Que la Restauration soit revenue sur le divorce rétabli en 1884, mais seulement en 1975 pour le consentement mutuel –, ne change rien au fait majeur que l’efficace de ce S1 a suscité un effet de discours tel qu’il a fini par produire une véritable mutation des modalités selon lesquelles se forment et se vivent les couples dans ou hors le mariage. Parmi celles-ci avançons l’articulation entre la chute de l’autorité paternelle qui était « de principe » dans les traditions du mariage, y compris dans le supposé consensus romain, et la rivalité des sexes qui est bien une logique nouvelle entre eux. L’avènement de l’amour comme S1 est fondateur d’une nouvelle considération de la femme qui n’a pas fini de faire son chemin révolutionnaire !

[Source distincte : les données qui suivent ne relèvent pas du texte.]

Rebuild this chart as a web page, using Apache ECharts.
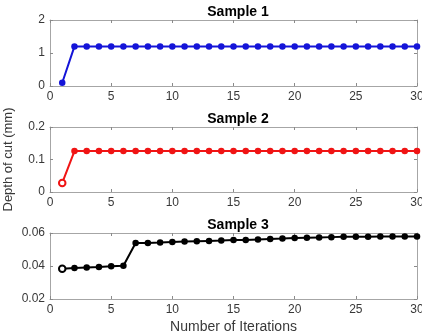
<!DOCTYPE html>
<html>
<head>
<meta charset="utf-8">
<script src="https://cdn.jsdelivr.net/npm/echarts@6/dist/echarts.min.js"></script>
<style>
  html, body { margin: 0; padding: 0; background: #fff; }
  #chart { width: 422px; height: 332px; }
</style>
</head>
<body>
<div id="chart"></div>
<script>
// 迭代次数
const iterations = Array.from({ length: 30 }, (_, i) => i + 1);

// 各样本的切削深度 (mm)
const sample1 = [0.1, 1.2, 1.2, 1.2, 1.2, 1.2, 1.2, 1.2, 1.2, 1.2,
  1.2, 1.2, 1.2, 1.2, 1.2, 1.2, 1.2, 1.2, 1.2, 1.2,
  1.2, 1.2, 1.2, 1.2, 1.2, 1.2, 1.2, 1.2, 1.2, 1.2];
const sample2 = [0.028, 0.126, 0.126, 0.126, 0.126, 0.126, 0.126, 0.126, 0.126, 0.126,
  0.126, 0.126, 0.126, 0.126, 0.126, 0.126, 0.126, 0.126, 0.126, 0.126,
  0.126, 0.126, 0.126, 0.126, 0.126, 0.126, 0.126, 0.126, 0.126, 0.126];
const sample3 = [0.0384, 0.0388, 0.0391, 0.0394, 0.0398, 0.0402, 0.0539, 0.0540, 0.0542, 0.0545,
  0.0548, 0.0550, 0.0552, 0.0554, 0.0557, 0.0558, 0.0561, 0.0564, 0.0566, 0.0569,
  0.0571, 0.0573, 0.0575, 0.0577, 0.0578, 0.0578, 0.0579, 0.0579, 0.0579, 0.0579];

const titles = ['Sample 1', 'Sample 2', 'Sample 3'];
const yRanges = [[0, 2, 1], [0, 0.2, 0.1], [0.02, 0.06, 0.02]];
const colors = ['#1414d8', '#f01414', '#000000'];
const samples = [sample1, sample2, sample3];
// 第一个点为空心的样本
const hollowFirst = [false, true, true];

const grids = [
  { left: 50, right: 5, top: 20, height: 66, outerBoundsMode: 'none' },
  { left: 50, right: 5, top: 127, height: 65, outerBoundsMode: 'none' },
  { left: 50, right: 5, top: 233, height: 66, outerBoundsMode: 'none' }
];

const font = 'Helvetica, "Liberation Sans", Arial, sans-serif';
const boxColor = '#a6a6a6';
const tickColor = '#8a8a8a';
const labelColor = '#383838';

// 坐标轴公共样式
function axisBase(showLabel) {
  return {
    axisLine: { show: true, onZero: false, lineStyle: { color: boxColor, width: 1 } },
    axisTick: { show: true, inside: true, length: 3, lineStyle: { color: tickColor } },
    axisLabel: showLabel
      ? { color: labelColor, fontSize: 12, fontFamily: font, margin: 5 }
      : { show: false },
    splitLine: { show: false }
  };
}

const xAxis = [];
const yAxis = [];
const series = [];

grids.forEach((g, i) => {
  // 底部坐标轴
  xAxis.push(Object.assign({
    type: 'value', gridIndex: i, min: 0, max: 30, interval: 5,
    position: 'bottom',
    name: i === 2 ? 'Number of Iterations' : '',
    nameLocation: 'middle', nameGap: 21,
    nameTextStyle: { color: labelColor, fontSize: 14, fontFamily: font }
  }, axisBase(true)));
  // 顶部坐标轴（只画刻度）
  xAxis.push(Object.assign({
    type: 'value', gridIndex: i, min: 0, max: 30, interval: 5,
    position: 'top'
  }, axisBase(false)));

  const [mn, mx, step] = yRanges[i];
  yAxis.push(Object.assign({
    type: 'value', gridIndex: i, min: mn, max: mx, interval: step,
    position: 'left',
    name: i === 1 ? 'Depth of cut (mm)' : '',
    nameLocation: 'middle', nameGap: 35,
    nameTextStyle: { color: labelColor, fontSize: 13, fontFamily: font }
  }, axisBase(true)));
  yAxis.push(Object.assign({
    type: 'value', gridIndex: i, min: mn, max: mx, interval: step,
    position: 'right'
  }, axisBase(false)));

  const data = iterations.map((x, k) => {
    const pt = { value: [x, samples[i][k]] };
    if (k === 0 && hollowFirst[i]) {
      pt.itemStyle = { color: '#fff', borderColor: colors[i], borderWidth: 2 };
    }
    return pt;
  });

  series.push({
    type: 'line',
    xAxisIndex: i * 2,
    yAxisIndex: i * 2,
    data: data,
    symbol: 'circle',
    symbolSize: 6.5,
    showSymbol: true,
    lineStyle: { color: colors[i], width: 2 },
    itemStyle: { color: colors[i] },
    animation: false,
    clip: false
  });
});

const chart = echarts.init(document.getElementById('chart'));
chart.setOption({
  backgroundColor: '#fff',
  animation: false,
  title: titles.map((t, i) => ({
    text: t,
    left: 233,
    top: grids[i].top - 20,
    textAlign: 'center',
    textStyle: { fontSize: 14, fontWeight: 'bold', color: '#000', fontFamily: font }
  })),
  grid: grids,
  xAxis: xAxis,
  yAxis: yAxis,
  series: series
});
</script>
</body>
</html>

Que Innocent III y soit pour quelque chose peut évidemment surprendre. Posons que ce soit « à l’insu de son plein gré », pour nous autoriser à reprendre la connotation plus tardive du terme d’innocent.
Ce qui est frappant, pour conclure, c’est que la sécularisation de l’amour n’a pas évacué la dimension d’idéal brûlant que sa version canonique tentait de promouvoir – elle l’a amplifiée. Au début cela a concerné le petit nombre, le grand faisant son affaire des transgressions, susceptibles d’être confessées ou non, absoutes ou non. Mais cet idéal de l’amour laïc, déjà repérable dans les propos des Révolutionnaires, jusqu’à un Engels, a été ensuite adopté par le grand nombre et ses illusions qui élident l’objet a voilé dans « l’habit »[1] de l’amour se payent de bien des souffrances – angoisse, dépression, et autres ravages –, dont le traitement n’est pas du ressort du confesseur. Les psychanalystes en savent quelque chose.
[1] Lacan J., Le Séminaire, livre XX, Encore, Paris, Seuil, 1975, p. 12.